WRITTEN REQUEST: From the data that follows, copy every line holding the string "chart".

(Source data)
-------------------------
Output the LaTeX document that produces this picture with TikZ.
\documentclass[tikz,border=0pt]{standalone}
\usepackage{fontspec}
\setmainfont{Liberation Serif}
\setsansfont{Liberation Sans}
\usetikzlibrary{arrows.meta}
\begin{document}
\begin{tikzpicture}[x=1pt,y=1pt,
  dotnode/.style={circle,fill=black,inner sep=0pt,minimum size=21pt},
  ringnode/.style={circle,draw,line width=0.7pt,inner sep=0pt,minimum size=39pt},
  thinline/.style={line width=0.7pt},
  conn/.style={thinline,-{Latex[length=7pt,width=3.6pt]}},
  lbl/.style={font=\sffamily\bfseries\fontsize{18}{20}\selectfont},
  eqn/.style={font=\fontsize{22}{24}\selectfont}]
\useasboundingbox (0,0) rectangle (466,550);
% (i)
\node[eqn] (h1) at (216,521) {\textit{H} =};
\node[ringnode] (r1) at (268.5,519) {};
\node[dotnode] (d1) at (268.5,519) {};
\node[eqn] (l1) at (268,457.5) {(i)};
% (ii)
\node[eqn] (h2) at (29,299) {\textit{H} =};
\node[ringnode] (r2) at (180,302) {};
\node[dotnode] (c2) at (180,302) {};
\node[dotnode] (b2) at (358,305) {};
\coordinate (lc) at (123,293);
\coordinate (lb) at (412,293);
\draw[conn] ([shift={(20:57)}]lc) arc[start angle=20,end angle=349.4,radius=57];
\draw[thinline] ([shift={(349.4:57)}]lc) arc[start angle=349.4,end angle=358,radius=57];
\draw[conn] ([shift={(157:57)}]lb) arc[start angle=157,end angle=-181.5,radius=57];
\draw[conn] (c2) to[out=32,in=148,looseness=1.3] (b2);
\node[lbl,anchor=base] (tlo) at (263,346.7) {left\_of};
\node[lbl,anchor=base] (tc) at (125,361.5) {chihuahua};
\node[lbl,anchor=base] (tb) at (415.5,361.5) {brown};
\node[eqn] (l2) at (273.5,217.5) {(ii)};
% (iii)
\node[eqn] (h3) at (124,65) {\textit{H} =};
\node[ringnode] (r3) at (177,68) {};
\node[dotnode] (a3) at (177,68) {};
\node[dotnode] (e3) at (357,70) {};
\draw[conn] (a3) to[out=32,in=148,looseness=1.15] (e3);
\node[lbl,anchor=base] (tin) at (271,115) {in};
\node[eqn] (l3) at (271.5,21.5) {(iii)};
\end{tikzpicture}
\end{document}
-------------------------
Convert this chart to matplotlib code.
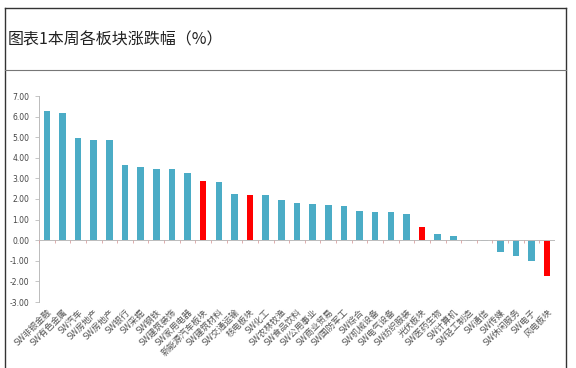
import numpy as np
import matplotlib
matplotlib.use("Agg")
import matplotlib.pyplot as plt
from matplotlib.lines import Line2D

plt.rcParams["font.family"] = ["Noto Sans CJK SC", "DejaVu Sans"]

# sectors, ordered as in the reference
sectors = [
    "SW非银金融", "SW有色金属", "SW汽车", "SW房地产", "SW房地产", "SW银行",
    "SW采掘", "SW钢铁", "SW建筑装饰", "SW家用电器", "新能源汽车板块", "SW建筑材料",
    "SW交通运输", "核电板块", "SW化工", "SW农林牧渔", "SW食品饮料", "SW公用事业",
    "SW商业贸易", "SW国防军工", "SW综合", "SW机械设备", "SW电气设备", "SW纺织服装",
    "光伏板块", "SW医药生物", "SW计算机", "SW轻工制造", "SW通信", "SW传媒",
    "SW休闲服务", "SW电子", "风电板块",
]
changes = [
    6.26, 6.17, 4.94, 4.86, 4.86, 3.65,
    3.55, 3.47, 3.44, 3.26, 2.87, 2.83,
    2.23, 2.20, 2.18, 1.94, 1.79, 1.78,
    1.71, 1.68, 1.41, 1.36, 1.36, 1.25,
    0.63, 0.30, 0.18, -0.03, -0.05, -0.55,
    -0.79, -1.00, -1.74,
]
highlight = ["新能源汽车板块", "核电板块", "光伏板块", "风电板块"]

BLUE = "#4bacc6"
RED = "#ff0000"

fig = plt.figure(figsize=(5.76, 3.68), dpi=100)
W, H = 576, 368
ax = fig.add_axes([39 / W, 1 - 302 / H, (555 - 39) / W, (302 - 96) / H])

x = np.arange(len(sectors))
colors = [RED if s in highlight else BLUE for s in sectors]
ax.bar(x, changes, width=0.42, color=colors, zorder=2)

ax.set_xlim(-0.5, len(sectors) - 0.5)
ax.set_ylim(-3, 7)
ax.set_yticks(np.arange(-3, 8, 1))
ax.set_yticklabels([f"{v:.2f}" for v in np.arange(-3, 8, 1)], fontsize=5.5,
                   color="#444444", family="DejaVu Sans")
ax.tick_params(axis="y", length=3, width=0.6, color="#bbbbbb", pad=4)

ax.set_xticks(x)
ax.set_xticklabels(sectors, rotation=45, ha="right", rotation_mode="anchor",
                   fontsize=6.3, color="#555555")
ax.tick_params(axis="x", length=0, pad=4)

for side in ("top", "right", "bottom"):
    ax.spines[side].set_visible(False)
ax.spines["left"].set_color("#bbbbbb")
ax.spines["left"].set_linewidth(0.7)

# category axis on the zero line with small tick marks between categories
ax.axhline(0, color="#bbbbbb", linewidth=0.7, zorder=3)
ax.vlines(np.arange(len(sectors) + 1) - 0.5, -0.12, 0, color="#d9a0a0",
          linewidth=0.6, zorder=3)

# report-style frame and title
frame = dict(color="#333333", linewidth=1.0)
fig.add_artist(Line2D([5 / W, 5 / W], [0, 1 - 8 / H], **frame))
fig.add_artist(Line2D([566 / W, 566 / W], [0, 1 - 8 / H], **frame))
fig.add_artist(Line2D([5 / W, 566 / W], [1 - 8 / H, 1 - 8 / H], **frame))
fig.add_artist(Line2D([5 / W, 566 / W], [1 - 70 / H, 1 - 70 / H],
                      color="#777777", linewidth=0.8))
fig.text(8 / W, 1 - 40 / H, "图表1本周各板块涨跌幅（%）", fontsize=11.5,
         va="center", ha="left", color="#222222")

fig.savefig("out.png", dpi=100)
-------------------------
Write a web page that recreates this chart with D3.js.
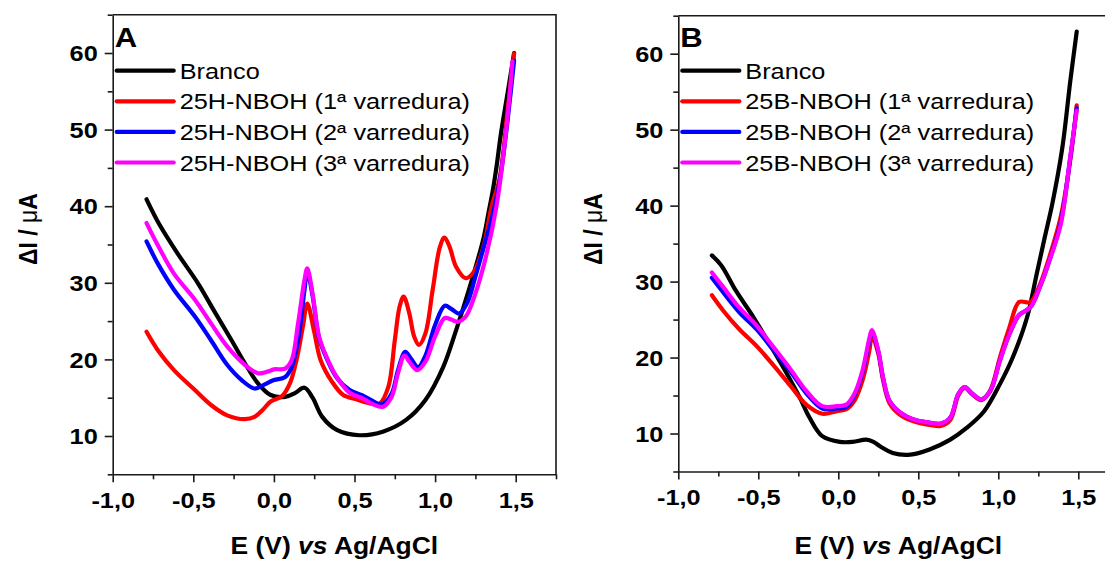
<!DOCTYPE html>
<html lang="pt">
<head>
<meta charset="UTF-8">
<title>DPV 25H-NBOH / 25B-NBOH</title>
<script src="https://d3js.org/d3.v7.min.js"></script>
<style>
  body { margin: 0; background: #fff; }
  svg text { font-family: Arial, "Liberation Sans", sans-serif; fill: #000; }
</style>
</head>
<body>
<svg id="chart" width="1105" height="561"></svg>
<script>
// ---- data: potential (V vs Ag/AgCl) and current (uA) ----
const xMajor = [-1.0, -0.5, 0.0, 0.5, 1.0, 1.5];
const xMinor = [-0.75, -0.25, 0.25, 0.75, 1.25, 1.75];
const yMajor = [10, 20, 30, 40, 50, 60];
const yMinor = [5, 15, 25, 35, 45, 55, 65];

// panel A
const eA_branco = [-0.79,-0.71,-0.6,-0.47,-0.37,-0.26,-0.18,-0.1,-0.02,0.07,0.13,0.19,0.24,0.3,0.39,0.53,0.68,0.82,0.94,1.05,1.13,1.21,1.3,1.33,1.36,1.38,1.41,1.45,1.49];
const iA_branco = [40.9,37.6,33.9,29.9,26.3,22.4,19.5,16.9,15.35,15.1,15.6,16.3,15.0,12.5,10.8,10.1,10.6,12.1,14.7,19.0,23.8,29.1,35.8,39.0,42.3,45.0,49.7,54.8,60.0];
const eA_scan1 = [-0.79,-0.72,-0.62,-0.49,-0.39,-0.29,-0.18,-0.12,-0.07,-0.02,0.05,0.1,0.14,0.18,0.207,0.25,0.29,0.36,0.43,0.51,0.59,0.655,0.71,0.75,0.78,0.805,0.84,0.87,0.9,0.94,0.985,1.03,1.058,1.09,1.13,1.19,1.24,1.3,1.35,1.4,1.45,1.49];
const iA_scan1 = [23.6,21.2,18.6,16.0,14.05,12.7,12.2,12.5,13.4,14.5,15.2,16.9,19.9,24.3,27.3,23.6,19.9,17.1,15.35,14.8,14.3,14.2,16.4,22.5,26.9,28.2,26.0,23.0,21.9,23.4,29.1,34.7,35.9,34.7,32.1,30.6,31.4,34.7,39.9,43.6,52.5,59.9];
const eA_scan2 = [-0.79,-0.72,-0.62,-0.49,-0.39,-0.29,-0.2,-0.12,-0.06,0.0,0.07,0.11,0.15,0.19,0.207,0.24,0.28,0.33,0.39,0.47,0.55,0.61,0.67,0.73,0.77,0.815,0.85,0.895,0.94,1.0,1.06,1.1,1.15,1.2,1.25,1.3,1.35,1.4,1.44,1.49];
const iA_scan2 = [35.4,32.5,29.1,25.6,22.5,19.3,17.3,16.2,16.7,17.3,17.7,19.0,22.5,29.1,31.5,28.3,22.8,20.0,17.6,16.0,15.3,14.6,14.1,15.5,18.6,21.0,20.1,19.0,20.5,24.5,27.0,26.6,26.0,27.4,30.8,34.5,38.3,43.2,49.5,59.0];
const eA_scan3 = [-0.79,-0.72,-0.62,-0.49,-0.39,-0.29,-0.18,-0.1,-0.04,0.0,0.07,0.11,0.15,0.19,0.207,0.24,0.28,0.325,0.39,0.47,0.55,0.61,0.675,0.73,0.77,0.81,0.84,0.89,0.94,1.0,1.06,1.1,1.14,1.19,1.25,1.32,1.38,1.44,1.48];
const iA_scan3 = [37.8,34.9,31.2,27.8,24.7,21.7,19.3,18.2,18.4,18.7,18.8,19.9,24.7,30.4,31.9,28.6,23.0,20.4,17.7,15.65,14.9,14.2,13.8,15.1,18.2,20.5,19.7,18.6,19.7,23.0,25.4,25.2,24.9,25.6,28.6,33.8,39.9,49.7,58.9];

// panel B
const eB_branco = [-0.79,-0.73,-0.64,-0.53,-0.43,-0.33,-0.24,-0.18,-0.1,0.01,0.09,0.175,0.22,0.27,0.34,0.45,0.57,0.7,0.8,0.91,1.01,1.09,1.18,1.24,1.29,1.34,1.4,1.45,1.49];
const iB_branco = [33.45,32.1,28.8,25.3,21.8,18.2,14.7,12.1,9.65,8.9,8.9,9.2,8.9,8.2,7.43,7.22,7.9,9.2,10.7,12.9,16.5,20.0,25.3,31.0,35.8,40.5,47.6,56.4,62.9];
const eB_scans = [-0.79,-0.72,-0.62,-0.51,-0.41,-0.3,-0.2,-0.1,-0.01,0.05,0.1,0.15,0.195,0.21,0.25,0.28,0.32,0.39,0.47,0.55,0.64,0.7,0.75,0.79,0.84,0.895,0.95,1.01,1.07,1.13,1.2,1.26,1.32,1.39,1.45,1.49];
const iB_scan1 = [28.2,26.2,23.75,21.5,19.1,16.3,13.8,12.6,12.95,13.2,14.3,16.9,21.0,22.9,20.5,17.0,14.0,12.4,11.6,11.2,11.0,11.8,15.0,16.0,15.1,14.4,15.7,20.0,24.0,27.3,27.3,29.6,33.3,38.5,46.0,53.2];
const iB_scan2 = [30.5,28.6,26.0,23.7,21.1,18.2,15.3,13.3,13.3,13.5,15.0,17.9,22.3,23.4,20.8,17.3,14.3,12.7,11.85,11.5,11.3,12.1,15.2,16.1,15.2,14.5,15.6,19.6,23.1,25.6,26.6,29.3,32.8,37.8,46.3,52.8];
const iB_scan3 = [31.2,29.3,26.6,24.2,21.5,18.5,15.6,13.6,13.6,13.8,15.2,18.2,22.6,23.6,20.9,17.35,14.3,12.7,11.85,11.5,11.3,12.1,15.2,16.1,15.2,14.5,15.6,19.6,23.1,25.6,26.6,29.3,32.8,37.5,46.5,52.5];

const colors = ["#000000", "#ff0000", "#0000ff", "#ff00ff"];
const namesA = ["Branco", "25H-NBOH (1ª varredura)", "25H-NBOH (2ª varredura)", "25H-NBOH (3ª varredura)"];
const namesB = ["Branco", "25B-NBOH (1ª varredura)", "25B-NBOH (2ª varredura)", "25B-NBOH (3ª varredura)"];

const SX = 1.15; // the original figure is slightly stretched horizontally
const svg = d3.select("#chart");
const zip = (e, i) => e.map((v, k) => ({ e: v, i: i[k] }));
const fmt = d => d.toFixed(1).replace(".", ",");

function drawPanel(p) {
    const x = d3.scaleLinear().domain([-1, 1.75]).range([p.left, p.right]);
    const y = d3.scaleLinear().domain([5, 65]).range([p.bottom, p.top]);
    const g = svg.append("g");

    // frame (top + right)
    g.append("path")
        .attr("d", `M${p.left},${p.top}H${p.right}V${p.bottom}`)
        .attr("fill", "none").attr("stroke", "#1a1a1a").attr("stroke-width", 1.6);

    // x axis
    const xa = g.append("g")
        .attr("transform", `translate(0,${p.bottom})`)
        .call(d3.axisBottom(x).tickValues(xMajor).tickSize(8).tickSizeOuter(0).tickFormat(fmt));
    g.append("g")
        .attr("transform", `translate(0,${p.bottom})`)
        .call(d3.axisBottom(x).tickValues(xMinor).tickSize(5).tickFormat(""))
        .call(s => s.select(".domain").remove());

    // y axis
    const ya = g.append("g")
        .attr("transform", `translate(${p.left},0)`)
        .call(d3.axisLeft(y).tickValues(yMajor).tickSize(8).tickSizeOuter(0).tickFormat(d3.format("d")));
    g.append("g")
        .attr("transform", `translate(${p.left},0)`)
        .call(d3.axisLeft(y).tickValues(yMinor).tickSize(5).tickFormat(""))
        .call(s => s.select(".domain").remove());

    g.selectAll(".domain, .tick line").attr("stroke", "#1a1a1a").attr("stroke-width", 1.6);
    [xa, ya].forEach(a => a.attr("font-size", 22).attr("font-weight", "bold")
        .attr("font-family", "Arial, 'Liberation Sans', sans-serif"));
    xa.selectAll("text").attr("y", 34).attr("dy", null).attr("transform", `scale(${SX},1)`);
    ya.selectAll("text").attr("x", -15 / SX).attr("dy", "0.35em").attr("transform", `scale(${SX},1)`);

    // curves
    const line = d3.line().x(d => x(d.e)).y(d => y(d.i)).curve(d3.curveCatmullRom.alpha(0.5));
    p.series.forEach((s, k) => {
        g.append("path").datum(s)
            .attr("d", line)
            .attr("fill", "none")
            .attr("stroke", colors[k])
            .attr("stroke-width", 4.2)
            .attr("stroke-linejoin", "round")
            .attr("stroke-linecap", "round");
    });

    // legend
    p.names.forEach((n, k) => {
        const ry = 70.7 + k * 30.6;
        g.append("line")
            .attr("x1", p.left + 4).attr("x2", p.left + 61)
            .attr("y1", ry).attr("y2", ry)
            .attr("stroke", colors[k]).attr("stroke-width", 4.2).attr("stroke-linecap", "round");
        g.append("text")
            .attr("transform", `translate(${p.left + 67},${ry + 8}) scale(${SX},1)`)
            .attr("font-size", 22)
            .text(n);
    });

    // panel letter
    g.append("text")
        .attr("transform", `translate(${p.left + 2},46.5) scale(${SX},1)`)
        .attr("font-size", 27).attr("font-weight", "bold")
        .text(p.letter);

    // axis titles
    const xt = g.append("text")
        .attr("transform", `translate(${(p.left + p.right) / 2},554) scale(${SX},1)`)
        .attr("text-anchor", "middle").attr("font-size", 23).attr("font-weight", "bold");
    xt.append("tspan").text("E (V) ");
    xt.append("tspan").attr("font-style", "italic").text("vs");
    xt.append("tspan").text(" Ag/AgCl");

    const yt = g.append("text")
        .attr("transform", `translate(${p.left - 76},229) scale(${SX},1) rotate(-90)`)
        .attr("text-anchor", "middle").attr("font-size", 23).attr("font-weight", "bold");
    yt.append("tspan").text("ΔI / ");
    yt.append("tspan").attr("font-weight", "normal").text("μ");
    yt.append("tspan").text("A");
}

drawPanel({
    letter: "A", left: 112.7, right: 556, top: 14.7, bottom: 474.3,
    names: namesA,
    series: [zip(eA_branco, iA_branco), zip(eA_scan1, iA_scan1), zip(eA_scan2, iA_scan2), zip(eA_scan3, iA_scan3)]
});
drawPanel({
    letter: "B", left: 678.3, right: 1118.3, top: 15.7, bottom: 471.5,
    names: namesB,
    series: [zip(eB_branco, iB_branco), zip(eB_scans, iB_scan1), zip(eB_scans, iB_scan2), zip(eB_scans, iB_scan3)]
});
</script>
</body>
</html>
-------------------------
RESULT BELOW:
Convert this chart to matplotlib code.
Write a web page that recreates this chart with D3.js.
<svg id="chart" width="1105" height="561"></svg>
const svg = d3.select("#chart");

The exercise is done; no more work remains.